The latest issue of Gym Class Magazine is out now, and is a great resource for anyone interested in design. I was honored to be able to contribute in this issue and to have my name next to people I’ve admired for years. I wanted to share the piece I wrote, but I wanted to preface it with a little bit of a back story. When Steven asked me to write something all he said was write 500 words on the iPad. I sat down and started to free write about 3,000 words. I didn’t realize I actually had something to say. I had been making these apps for almost 2 years now and everything had been so new, it was always too early to tell what was going on. While I was writing this, I realized it was the first time I was really able to look at what I had done and what everyone had done so far, evaluate our success and failures, and analyze the roadmap we’ve all set for ourselves. I forget sometimes that when I write something people who read it don’t know me personally. They might look at this as me condemning people out there, people I greatly respect, but that’s not the case. This was a challenge to myself first and to others second. Since writing this I’ve gone on to complete a couple projects that are different than what you’ve seen from me, and as I start the next issue of Letter to Jane I can promise you that it will be a huge advancement from Moral Tales. So I hope you enjoy what I wrote and please do yourself a favor and pick up a copy of Gym Class today.
In 2005, at the start of my time as a photographer, I got to witness the death of an art form first hand. Kodak, who for a century had been the king of photo supplies, announced they were discontinuing their line of printing paper. This, followed by a series of companies and film products vanishing signaled the format’s inevitable demise. Of course film is still alive physically, but it’s mind share is dead. In just six years, film has become an old fashioned speciality for the “art” crowd. This shift was never more apparent to me than when I asked fashion designer Scott Sternberg why he shot his lookbooks with Polaroids and he told me it gave him the flexibility of digital with the look of film. Nothing cements an art form’s death more than when it gets relegated to merely a “look”.
Giving into my desire for creative chaos I found myself in publishing, an industry also in transition, and making the same mistakes. Embracing a market with unfounded zeal, rushed production, and narrow vision is right out of photography’s playbook. The problem with photography’s transition to digital was that it was so focused on the transition itself that it was left creatively hindered for years as just a new kind of camera you didn’t have to buy film for. The devices were not programmed for the new user, they were programmed for the old photographer stuck in his ways. In the same manner, the magazine app is hurting itself by looking at the tablet as a digital version of its present-day self.

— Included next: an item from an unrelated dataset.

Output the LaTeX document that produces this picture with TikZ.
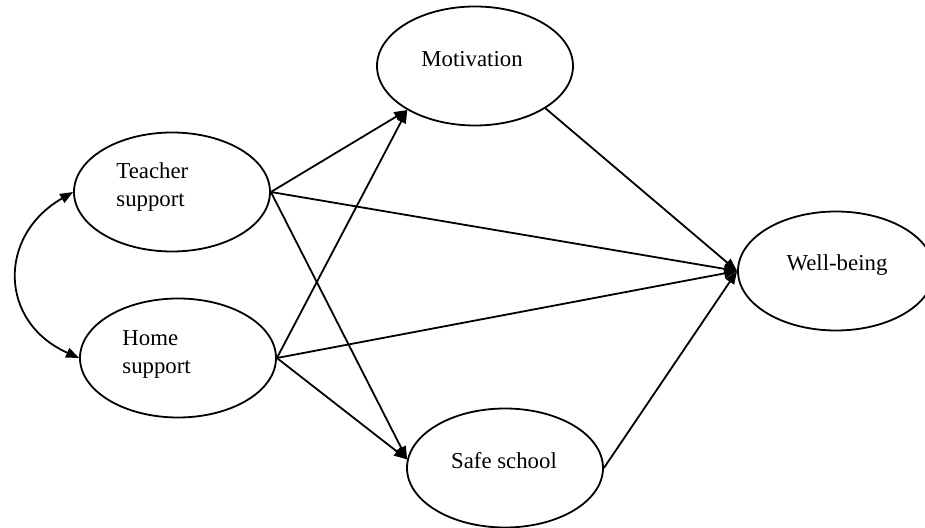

An iPad’s only similar characteristic to the magazine is that they are roughly the same size and shape. The tablet is a new medium built on the language of applications, not print design. This is a big reason why the initial offering of iPad magazines as “the magazine that can do more” failed. It cannot be assumed that readers will always think of a digital magazine in the context of its print counterpart. For years someone picked up a magazine to read it; it was its own object with its own meaning. Now we pick up a tablet and the magazine is just a feature of the device. For years we thought of a digital camera as just another camera, now we don’t even think of them as cameras, we just take pictures. As our devices consolidate so does our collective understanding at how specific things function.
This oversight has given us cookie cutter apps, where each magazine is dumped into the same lacking experience. The common excuse for this is that the proper tools for print designers haven’t been developed yet. Any truth in that explanation is clouded by what I can’t tell is either arrogance or ignorance. Is it a case of not knowing how to adapt, or the unwillingness to embrace change? Do we really need new tools to make great magazine apps, or do we need new publishing tools to better recreate the “print” experience? Is a magazine the act of swiping static pages or is it the editorial design, and the content?
There is no reason to think that print will die anytime soon, or that its fate is sealed. However, in the years to come the reader’s mind share will shift. They will appreciate printed materials but only if they can download them as well. They will accept a lesser experience over ease of use because overall they care about the content most of all. When that happens, and if our magazine apps are still just print doppelgangers that only retain the “look” of what we remember from paper bound together, then that just means we will have to wait a couple more years until a new generation, removed from a dominant print experience, will figure out how to really make a great tablet magazine.